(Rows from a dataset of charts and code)
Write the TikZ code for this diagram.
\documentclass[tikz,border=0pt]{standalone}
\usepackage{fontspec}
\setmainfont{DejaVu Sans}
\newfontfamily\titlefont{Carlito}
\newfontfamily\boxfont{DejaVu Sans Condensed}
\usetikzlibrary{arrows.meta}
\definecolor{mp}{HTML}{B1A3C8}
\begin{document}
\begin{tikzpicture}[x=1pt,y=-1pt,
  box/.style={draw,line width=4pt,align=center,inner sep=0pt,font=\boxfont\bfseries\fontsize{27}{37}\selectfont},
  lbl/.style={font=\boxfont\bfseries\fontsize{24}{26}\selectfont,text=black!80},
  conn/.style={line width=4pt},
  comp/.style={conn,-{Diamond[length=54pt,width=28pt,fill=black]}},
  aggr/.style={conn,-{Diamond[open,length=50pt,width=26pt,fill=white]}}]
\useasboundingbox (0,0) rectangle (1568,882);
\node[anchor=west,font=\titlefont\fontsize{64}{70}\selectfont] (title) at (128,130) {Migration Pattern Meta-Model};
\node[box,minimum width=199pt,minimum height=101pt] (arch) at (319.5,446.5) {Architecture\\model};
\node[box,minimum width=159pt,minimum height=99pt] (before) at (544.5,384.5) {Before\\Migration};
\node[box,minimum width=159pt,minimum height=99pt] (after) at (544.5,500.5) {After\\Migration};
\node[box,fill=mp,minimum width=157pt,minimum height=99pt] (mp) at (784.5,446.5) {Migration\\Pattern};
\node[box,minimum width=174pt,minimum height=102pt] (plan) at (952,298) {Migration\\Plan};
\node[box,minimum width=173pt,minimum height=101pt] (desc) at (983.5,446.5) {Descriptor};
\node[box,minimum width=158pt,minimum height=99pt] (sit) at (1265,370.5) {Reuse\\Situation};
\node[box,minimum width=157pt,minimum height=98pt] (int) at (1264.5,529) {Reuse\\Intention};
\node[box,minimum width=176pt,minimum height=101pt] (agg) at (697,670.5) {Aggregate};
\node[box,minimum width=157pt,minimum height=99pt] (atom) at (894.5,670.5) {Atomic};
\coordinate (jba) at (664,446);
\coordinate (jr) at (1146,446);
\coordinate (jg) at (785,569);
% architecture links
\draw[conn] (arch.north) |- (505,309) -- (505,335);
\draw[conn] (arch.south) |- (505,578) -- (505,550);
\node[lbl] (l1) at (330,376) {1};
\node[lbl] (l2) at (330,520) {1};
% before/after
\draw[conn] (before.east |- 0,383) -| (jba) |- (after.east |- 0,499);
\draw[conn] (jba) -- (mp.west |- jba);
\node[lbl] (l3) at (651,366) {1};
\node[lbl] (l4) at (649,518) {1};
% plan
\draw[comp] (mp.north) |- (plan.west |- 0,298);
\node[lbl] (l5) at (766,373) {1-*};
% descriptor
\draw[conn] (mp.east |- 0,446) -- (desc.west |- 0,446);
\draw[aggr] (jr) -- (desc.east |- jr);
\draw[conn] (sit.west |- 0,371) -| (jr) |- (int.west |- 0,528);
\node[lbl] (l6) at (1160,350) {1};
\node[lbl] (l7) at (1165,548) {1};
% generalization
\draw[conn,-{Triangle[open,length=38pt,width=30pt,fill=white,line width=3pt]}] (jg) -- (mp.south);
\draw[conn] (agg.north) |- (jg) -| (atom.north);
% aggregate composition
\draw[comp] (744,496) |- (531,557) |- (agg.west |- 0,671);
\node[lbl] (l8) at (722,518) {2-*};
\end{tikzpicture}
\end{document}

--

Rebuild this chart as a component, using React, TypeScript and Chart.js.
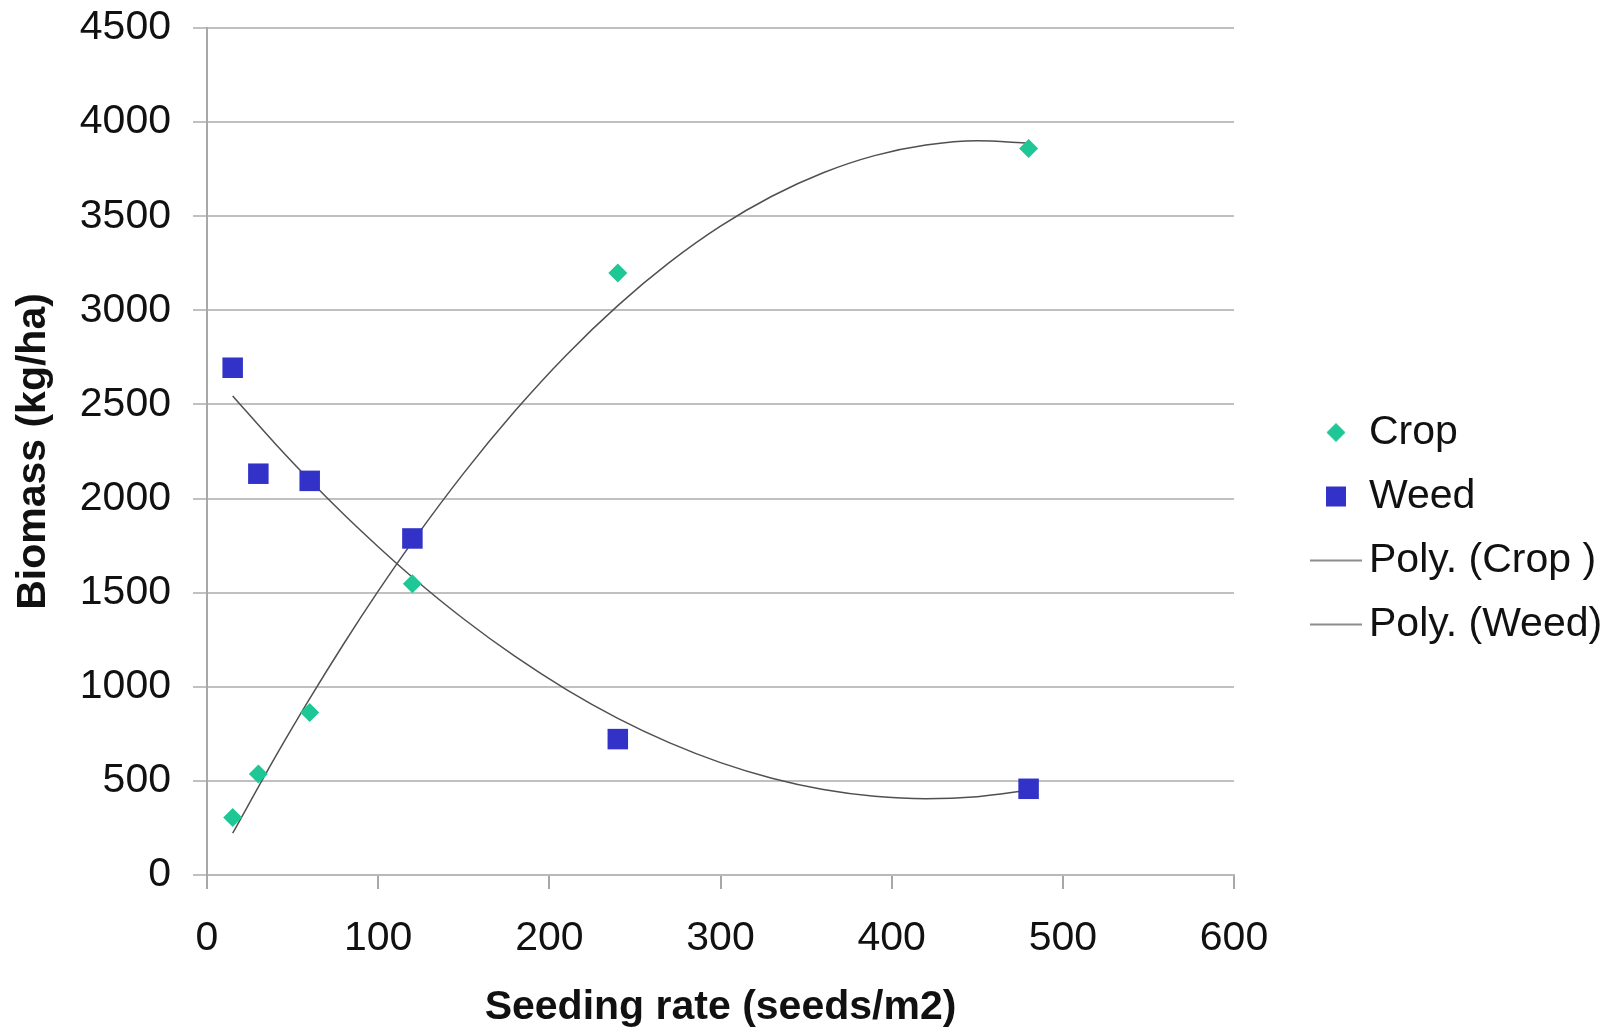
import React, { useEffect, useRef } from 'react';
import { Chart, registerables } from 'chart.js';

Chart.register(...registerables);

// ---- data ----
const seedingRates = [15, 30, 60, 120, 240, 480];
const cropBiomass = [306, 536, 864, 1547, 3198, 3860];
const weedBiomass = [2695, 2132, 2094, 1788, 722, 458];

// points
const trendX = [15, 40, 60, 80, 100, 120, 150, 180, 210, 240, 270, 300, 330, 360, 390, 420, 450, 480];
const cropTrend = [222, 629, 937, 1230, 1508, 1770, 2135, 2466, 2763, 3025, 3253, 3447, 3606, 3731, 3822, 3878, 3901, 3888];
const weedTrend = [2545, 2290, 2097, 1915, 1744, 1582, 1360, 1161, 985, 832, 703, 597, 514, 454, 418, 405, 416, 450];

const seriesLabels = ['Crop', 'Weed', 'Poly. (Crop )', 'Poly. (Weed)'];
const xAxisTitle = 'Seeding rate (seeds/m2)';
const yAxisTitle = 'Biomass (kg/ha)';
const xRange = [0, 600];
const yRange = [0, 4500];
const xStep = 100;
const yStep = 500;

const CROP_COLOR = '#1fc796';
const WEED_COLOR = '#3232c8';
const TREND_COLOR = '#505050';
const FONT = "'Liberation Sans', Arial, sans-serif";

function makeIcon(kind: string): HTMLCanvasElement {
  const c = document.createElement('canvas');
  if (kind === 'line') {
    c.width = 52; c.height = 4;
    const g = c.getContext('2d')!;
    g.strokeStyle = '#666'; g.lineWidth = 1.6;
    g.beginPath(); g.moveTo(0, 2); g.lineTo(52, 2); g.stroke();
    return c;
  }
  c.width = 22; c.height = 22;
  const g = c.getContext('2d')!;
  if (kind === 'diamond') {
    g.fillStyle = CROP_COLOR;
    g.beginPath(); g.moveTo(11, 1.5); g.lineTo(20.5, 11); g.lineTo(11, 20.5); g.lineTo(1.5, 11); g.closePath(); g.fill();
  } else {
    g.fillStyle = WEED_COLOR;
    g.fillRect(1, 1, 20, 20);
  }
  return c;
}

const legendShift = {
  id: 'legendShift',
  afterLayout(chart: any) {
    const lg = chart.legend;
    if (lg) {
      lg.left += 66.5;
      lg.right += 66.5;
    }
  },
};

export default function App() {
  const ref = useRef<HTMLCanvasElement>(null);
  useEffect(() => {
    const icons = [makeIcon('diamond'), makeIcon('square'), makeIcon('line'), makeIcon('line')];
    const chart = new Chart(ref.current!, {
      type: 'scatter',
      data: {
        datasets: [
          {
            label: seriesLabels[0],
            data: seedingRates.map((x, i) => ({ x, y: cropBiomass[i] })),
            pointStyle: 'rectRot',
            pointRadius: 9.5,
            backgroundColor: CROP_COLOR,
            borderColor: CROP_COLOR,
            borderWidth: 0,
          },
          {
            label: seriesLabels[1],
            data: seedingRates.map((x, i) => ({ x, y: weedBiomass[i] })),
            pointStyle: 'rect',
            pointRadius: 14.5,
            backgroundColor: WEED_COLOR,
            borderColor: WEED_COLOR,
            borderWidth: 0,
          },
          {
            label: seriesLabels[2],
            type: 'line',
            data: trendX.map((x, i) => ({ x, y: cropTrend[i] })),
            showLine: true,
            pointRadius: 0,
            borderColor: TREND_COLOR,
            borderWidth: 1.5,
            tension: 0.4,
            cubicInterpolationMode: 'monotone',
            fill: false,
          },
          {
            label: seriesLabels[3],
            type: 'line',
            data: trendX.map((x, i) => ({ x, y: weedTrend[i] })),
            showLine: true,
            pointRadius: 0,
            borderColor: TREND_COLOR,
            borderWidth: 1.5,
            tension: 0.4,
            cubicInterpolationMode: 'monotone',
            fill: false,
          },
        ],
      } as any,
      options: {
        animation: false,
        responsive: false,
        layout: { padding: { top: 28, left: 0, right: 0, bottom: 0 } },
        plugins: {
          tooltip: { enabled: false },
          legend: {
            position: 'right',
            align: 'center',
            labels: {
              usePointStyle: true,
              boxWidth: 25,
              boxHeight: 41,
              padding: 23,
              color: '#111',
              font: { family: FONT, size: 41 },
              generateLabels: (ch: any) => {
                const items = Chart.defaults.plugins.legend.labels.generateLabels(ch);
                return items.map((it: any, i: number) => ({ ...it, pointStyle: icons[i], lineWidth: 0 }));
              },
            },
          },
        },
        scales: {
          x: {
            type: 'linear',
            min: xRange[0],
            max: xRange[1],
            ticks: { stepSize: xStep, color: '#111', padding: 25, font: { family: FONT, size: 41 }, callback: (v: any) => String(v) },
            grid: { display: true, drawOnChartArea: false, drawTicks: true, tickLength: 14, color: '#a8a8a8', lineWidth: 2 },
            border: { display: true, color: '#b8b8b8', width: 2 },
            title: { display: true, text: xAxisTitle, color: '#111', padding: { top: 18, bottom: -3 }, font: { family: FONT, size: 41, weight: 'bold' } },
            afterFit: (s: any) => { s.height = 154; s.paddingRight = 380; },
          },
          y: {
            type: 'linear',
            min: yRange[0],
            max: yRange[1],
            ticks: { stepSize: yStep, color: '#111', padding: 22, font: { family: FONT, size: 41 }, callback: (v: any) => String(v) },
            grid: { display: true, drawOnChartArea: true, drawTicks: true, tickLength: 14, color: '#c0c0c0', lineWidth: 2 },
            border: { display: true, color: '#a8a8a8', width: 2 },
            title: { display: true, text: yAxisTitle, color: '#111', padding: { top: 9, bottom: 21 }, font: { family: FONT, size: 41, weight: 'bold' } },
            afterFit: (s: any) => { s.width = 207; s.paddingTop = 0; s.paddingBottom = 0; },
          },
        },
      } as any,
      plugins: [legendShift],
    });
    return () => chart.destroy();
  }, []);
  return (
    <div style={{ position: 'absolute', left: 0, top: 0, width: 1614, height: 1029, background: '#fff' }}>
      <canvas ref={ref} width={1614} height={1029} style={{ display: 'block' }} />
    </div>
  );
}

● **TASK GOAL**: Check each line of the records above for the word "React", then give the number of lines that have it, with no other words.

● **RESULT**: 2